The author provides a clear and thorough explanation for the origins of the conflict and the imposition of the Crown more than 400 years ago when Oliver Cromwell led the Crown in the War of Three Kingdoms, setting the stage for British rule. As the book moves along, we are introduced to the IRA through polarizing and deadly figures. The uprising of 1916 by Patrick Pearse (1879-1916) marked a new era in the Republic of Ireland. His life and last moments are revisited here, showing the reader the level of conviction behind the Republican cause. The IRA has been home to a large number of larger-than-life characters including the late Bobby Sands (1954-1981), whose hunger strike and death at HM Prison Maze, Long Kesh earned the IRA a major publicity coup against the administration of Margaret Thatcher (1925-2013). Sands’ legacy and spirit are alive and well as a martyr in the cause for a united republic. Toolis moves through IRA circles with bravado and fear, knowing full well just how dangerous the interviewees were. But his journalist background, allowed him to continue his research as he descended deeper into the IRA’s soul.

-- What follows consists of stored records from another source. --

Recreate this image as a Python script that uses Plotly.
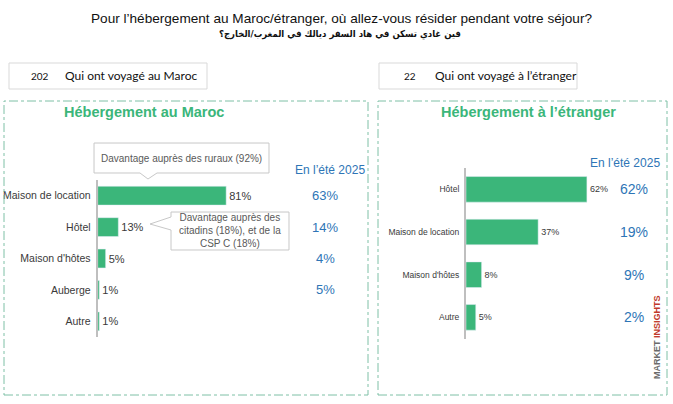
import plotly.graph_objects as go

W, H = 673, 404

# data
maroc_categories = ["Maison de location", "Hôtel", "Maison d'hôtes", "Auberge", "Autre"]
maroc_values = [81, 13, 5, 1, 1]
maroc_ete_2025 = ["63%", "14%", "4%", "5%", None]

etranger_categories = ["Hôtel", "Maison de location", "Maison d'hôtes", "Autre"]
etranger_values = [62, 37, 8, 5]
etranger_ete_2025 = ["62%", "19%", "9%", "2%"]

n_maroc = 202
n_etranger = 22

GREEN = "#3bb67a"
BLUE = "#2e75b6"
TEXT = "#3a3a3a"


def px(x):
    return x / W


def py(y):
    return 1 - y / H


def path(points):
    s = "M " + " L ".join(f"{px(x):.4f},{py(y):.4f}" for x, y in points)
    return s + " Z"


fig = go.Figure()

fig.add_trace(go.Bar(
    x=maroc_values, y=maroc_categories, orientation="h",
    marker_color=GREEN, width=0.6,
    text=[f"{v}%" for v in maroc_values], textposition="outside",
    textfont=dict(size=11, color=TEXT), cliponaxis=False,
    xaxis="x", yaxis="y", hoverinfo="skip",
))

fig.add_trace(go.Bar(
    x=etranger_values, y=etranger_categories, orientation="h",
    marker_color=GREEN, width=0.6,
    text=[f"{v}%" for v in etranger_values], textposition="outside",
    textfont=dict(size=9, color=TEXT), cliponaxis=False,
    xaxis="x2", yaxis="y2", hoverinfo="skip",
))

axis_common = dict(showgrid=False, zeroline=False, ticks="", fixedrange=True)

fig.update_layout(
    width=W, height=H,
    margin=dict(l=0, r=0, t=0, b=0),
    paper_bgcolor="white", plot_bgcolor="white",
    showlegend=False,
    font=dict(family="Arial, Liberation Sans, sans-serif", color=TEXT),
    xaxis=dict(domain=[px(97.7), px(97.7 + 158.6)], range=[0, 100],
               visible=False, **axis_common),
    yaxis=dict(domain=[py(337), py(180)], anchor="x",
               categoryorder="array", categoryarray=maroc_categories,
               autorange="reversed", showline=True, linecolor="#bfbfbf",
               linewidth=2, tickfont=dict(size=10.5, color=TEXT),
               ticklabelstandoff=3, **axis_common),
    xaxis2=dict(domain=[px(466), px(466 + 195)], range=[0, 100],
                visible=False, **axis_common),
    yaxis2=dict(domain=[py(338.7), py(168)], anchor="x2",
                categoryorder="array", categoryarray=etranger_categories,
                autorange="reversed", showline=True, linecolor="#bfbfbf",
                linewidth=2, tickfont=dict(size=8.5, color=TEXT),
                ticklabelstandoff=3, **axis_common),
)

shapes = []
# dashed panels
for x0, x1 in [(4, 368), (378, 667)]:
    shapes.append(dict(type="rect", xref="paper", yref="paper",
                       x0=px(x0), x1=px(x1), y0=py(395), y1=py(101),
                       line=dict(color="#7fc0a6", width=1, dash="dashdot")))
# sample boxes
for x0, x1 in [(9, 207), (379, 577)]:
    shapes.append(dict(type="rect", xref="paper", yref="paper",
                       x0=px(x0), x1=px(x1), y0=py(89), y1=py(63),
                       line=dict(color="#d9d9d9", width=1)))
# callout bubbles
shapes.append(dict(type="path", xref="paper", yref="paper",
                   path=path([(94, 143), (269, 143), (269, 173), (157, 173),
                              (148, 179), (140, 173), (94, 173)]),
                   fillcolor="white", line=dict(color="#c8c8c8", width=1)))
shapes.append(dict(type="path", xref="paper", yref="paper",
                   path=path([(171, 212), (289, 212), (289, 250), (171, 250),
                              (171, 230), (150, 224), (171, 217)]),
                   fillcolor="white", line=dict(color="#c8c8c8", width=1)))
fig.update_layout(shapes=shapes)

ann = []


def note(x, y, text, size, color=TEXT, xanchor="center", **kw):
    ann.append(dict(xref="paper", yref="paper", x=px(x), y=py(y), text=text,
                    showarrow=False, xanchor=xanchor, yanchor="middle",
                    font=dict(size=size, color=color, **kw.pop("font", {})), **kw))


note(341, 18, "Pour l’hébergement au Maroc/étranger, où allez-vous résider pendant votre séjour?",
     13.6, "#111")
note(340, 34, "<b>فين غادي تسكن في هاد السفر ديالك في المغرب/الخارج؟</b>", 9.5, "#111",
     font=dict(family="DejaVu Sans Condensed, DejaVu Sans, sans-serif"))

note(40, 76, str(n_maroc), 10, "#111", font=dict(family="Lato, sans-serif"))
note(63, 76, "Qui ont voyagé au Maroc", 12, "#111", xanchor="left",
     font=dict(family="Lato, sans-serif"))
note(410, 76, str(n_etranger), 10, "#111", font=dict(family="Lato, sans-serif"))
note(433, 76, "Qui ont voyagé à l’étranger", 12, "#111", xanchor="left",
     font=dict(family="Lato, sans-serif"))

note(144, 112, "<b>Hébergement au Maroc</b>", 14.5, GREEN)
note(528, 112, "<b>Hébergement à l’étranger</b>", 14.5, GREEN)

note(181, 158, "Davantage auprès des ruraux (92%)", 10, "#595959")
note(230, 231, "Davantage auprès des<br>citadins (18%), et de la<br>CSP C (18%)", 10, "#595959")

note(330, 170, "En l’été 2025", 12, BLUE)
note(625, 163, "En l’été 2025", 12, BLUE)

for cat, val in zip(maroc_categories, maroc_ete_2025):
    if val:
        ann.append(dict(xref="paper", yref="y", x=px(325), y=cat, text=val,
                        xanchor="center", showarrow=False,
                        font=dict(size=13, color=BLUE)))
for cat, val in zip(etranger_categories, etranger_ete_2025):
    ann.append(dict(xref="paper", yref="y2", x=px(634), y=cat, text=val,
                    xanchor="center", showarrow=False,
                    font=dict(size=14, color=BLUE)))

note(657, 337, "<b>MARKET <span style='color:#c0392b'>INSIGHTS</span></b>", 9,
     "#6b6b6b", textangle=-90)

fig.update_layout(annotations=ann)

# drop the default 8px page margin so the figure fills the window
fig.write_html("out.html", config={"displayModeBar": False},
               post_script="document.body.style.margin = '0';")
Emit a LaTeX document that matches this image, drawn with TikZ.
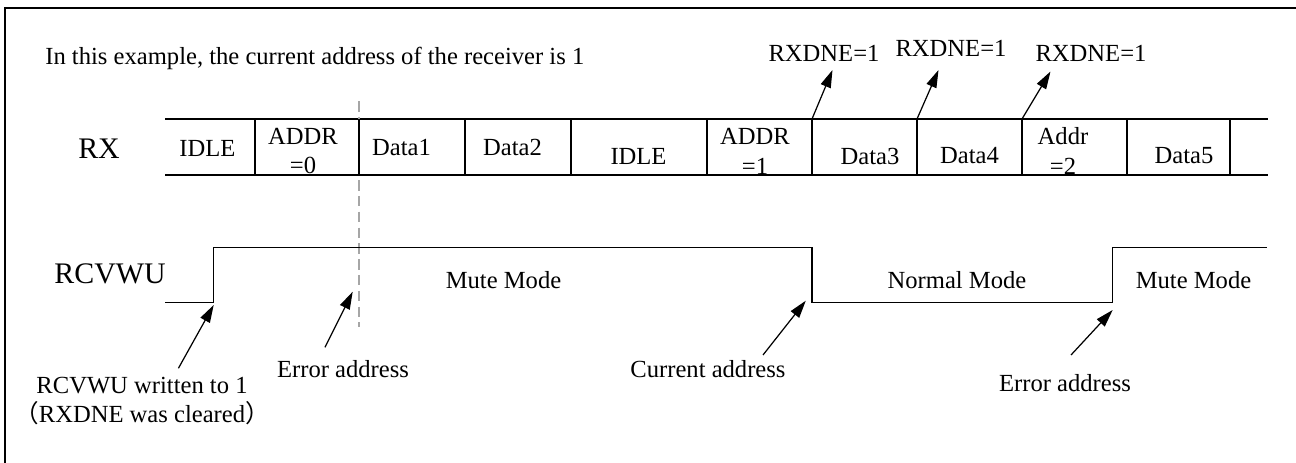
\documentclass[tikz,border=0pt]{standalone}
\usepackage{fontspec}
\setmainfont{Liberation Serif}
\newfontfamily\cjkfont{Noto Sans CJK SC}
\usetikzlibrary{arrows.meta, positioning, calc}
\tikzset{
  lbl/.style={font=\fontsize{14}{17}\selectfont, inner sep=0pt, align=center},
  big/.style={lbl, font=\fontsize{17}{20}\selectfont},
  wire/.style={line width=0.8pt},
  sep/.style={line width=0.6pt},
  guide/.style={gray!70, line width=0.6pt, dash pattern=on 6pt off 3pt},
  arr/.style={-{Triangle[length=10pt, width=6pt]}, line width=0.7pt},
}

\begin{document}
\begin{tikzpicture}[x=0.02cm, y=-0.02cm]
  \useasboundingbox (0,0) rectangle (1296,463);
  \draw[line width=0.9pt] (5,463) -- (5,8) -- (1296,8);

  \node[lbl, anchor=west] (intro) at (45,58)
    {In this example, the current address of the receiver is 1};

  % RX frame
  \node[big] (rx) at (99,149) {RX};
  \draw[wire] (165,119) -- (1268,119);
  \draw[wire] (165,175) -- (1268,175);
  \draw[guide] (359,101) -- (359,327);
  \draw[sep] (255,119) -- (255,175);
  \draw[sep] (359,119) -- (359,175);
  \draw[sep] (465,119) -- (465,175);
  \draw[sep] (571,119) -- (571,175);
  \draw[sep] (707,119) -- (707,175);
  \draw[sep] (812,119) coordinate (cutA) -- (812,175);
  \draw[sep] (917,119) coordinate (cutB) -- (917,175);
  \draw[sep] (1022,119) coordinate (cutC) -- (1022,175);
  \draw[sep] (1127,119) -- (1127,175);
  \draw[sep] (1230,119) -- (1230,175);

  \node[lbl] (idleA) at (207.5,148) {IDLE};
  \node[lbl] (addrA) at (303,151) {ADDR\\=0};
  \node[lbl] (dataA) at (401.5,147) {Data1};
  \node[lbl] (dataB) at (512.5,147) {Data2};
  \node[lbl] (idleB) at (638.5,156) {IDLE};
  \node[lbl] (addrB) at (755,151) {ADDR\\=1};
  \node[lbl] (dataC) at (870,156) {Data3};
  \node[lbl] (dataD) at (969.5,156) {Data4};
  \node[lbl] (addrC) at (1063,151) {Addr\\=2};
  \node[lbl] (dataE) at (1184,156) {Data5};

  % RXDNE flags
  \node[lbl] (rxdA) at (824,53) {RXDNE=1};
  \node[lbl] (rxdB) at (951,48) {RXDNE=1};
  \node[lbl] (rxdC) at (1091,53) {RXDNE=1};
  \coordinate (tipA) at (832.5,70);
  \coordinate (tipB) at (938.5,70);
  \coordinate (tipC) at (1050.5,71.5);
  \draw[arr] (cutA) -- (tipA);
  \draw[arr] (cutB) -- (tipB);
  \draw[arr] (cutC) -- (tipC);

  % RCVWU level
  \node[big] (rcv) at (110,274) {RCVWU};
  \draw[wire] (165,302.5) -- (213.7,302.5) coordinate (upA)
    -- (213.7,247.3) -- (811.8,247.3)
    -- (811.8,302.5) coordinate (downA) -- (1112.7,302.5) coordinate (upB)
    -- (1112.7,247.3) -- (1267.4,247.3);

  \node[lbl] (muteA) at (503.5,280) {Mute Mode};
  \node[lbl] (normal) at (957,280) {Normal Mode};
  \node[lbl] (muteB) at (1193.5,280) {Mute Mode};

  \node[lbl] (written) at (142,401)
    {RCVWU written to 1\\{\cjkfont （}RXDNE was cleared{\cjkfont ）}};
  \node[lbl] (errA) at (343,369) {Error address};
  \node[lbl] (cur) at (708,369) {Current address};
  \node[lbl] (errB) at (1065,383) {Error address};

  \coordinate (fromW) at (178.4,368.3);
  \coordinate (fromE) at (325,347.3);
  \coordinate (fromC) at (763,355);
  \coordinate (fromF) at (1071,355);
  \draw[arr] (fromW) -- ($(upA)+(0,2.5)$);
  \draw[arr] (fromE) -- (352.7,291.7);
  \draw[arr] (fromC) -- ($(downA)+(-6,-1.8)$);
  \draw[arr] (fromF) -- ($(upB)+(0,7.5)$);
\end{tikzpicture}
\end{document}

The book is far more than just a collection of missions carried out by the IRA. Here we learn the names and personal stories of several figures who became popular and infamous in IRA lore. Some were heroes, others informers and the rest, tragically became casualties of war. Regardless of their roles, each has their own story to tell about their life in Ireland and whey they feel that the Crown should no longer remain in power in the north. One thing that did stand out is that in nearly every story, a common theme is terrible poverty and discrimination as a result of the majority Protestant rule. In fact, not one person in the book that Toolis interviewed, came from a family of extreme wealth. The opposite was more often than not true, and their prospects in life were grim. But the IRA and the dream of a united Ireland, was enough to lure many into committing acts intended to drive the British away once and for all. Frankie Ryan, Mairéad Farrell (1957-1988), Sean Savage (1965-1988), Daniel McCann(1957-1988), Joseph MacManus and Patricia Black (1972-1991) are just some of the names listed in the long register of IRA members who died tragically on behalf of the IRA. Their goal to force the Crown to leave Ireland has not materialized but the IRA continues to stick to its core mission.
At first glance, it is easy to write off the voices in this book as delusional militants whose numbers were never any match for the Crown of the British military. The six counties in Ulster province are still under the Crown but the IRA is recognized world-wide as the Catholic voice across the north. As I read the stories of the figures being interviewed, I continued to ask myself if there was any possibility that they could have taken a different path in life. For some, it almost seems that they were destined to join the IRA. In fact, as a few explain, it is what they grew up with and a part of life that became accepted. But those of us looking from the outside in may ask is the heartache and death truly worth it? Those part of the IRA will undoubtedly say yes it is. Even those that have been forced to bury siblings and even children, remain committed to the IRA’s cause: a British-free and unified Republic of Ireland.
Those who decide to read the book through pure fascination with the violence and gore that occurs will miss the point of the book. What Toolis has done is to allow us to see how and why young men and women who could have led ordinary and long lives, made the decision to join a cause that many of them knew from the beginning would result in prison and death. Their rationale for answering the call to arms and joining the IRA will provoke a range of reaction in readers. Some of us will be empathetic while others may dismiss them as nothing more than rebel hearts. But regardless of our own personal opinions, these are their stories and the reasons behind their decisions and actions. We do not have to agree with them but we can make the effort to understand their position. Furthermore, we are forced to ask ourselves what we would do in their place.
The British side of the question is not left out and the Crown does make an impact in the story through counter-intelligence missions spearheaded by MI5 and the Special Air Service (“SAS”), police action through the Royal Ulster Constabulary and informers within the IRA’s ranks. Deadly games of espionage, double-agents and collateral damage, turned Northern Ireland and even London in battlegrounds to force change to 10 Downing Street’s foreign policy toward its Irish neighbors.
Today there is a form of peace in Ireland but the Provisional IRA, which split for the traditional IRA in 1969, continues to operate. Time will tell if peace will continue or if the troubles will once again be re-ignited. As Britain struggles to find a suitable exit from the European Union, many eyes are on Ireland and the fears abound of the possible deadly impact of London’s final decision. There may indeed come a day when the Crown is finally removed from Irish soil and the dream of a united Irish Republic becomes reality. Protestants will have to make life changing decisions and for some that might include the use of violence. We can only hope that cooler heads prevail and a British exit from Ireland will be done in an orderly and peaceful fashion. But until that day comes, the IRA remains a force to be reckoned with and a voice for an oppressed minority seeking to change social conditions that have caused thousands of deaths. They are supported throughout Ireland and even here in the United States. But if peace will have a chance of prevailing through a long term solution, we must first understand those that have served and died in their commitment to the IRA. Some of those incredible and heartbreaking stories are captured here by Kevin Toolis in this breathtaking journey into the heart of the IRA.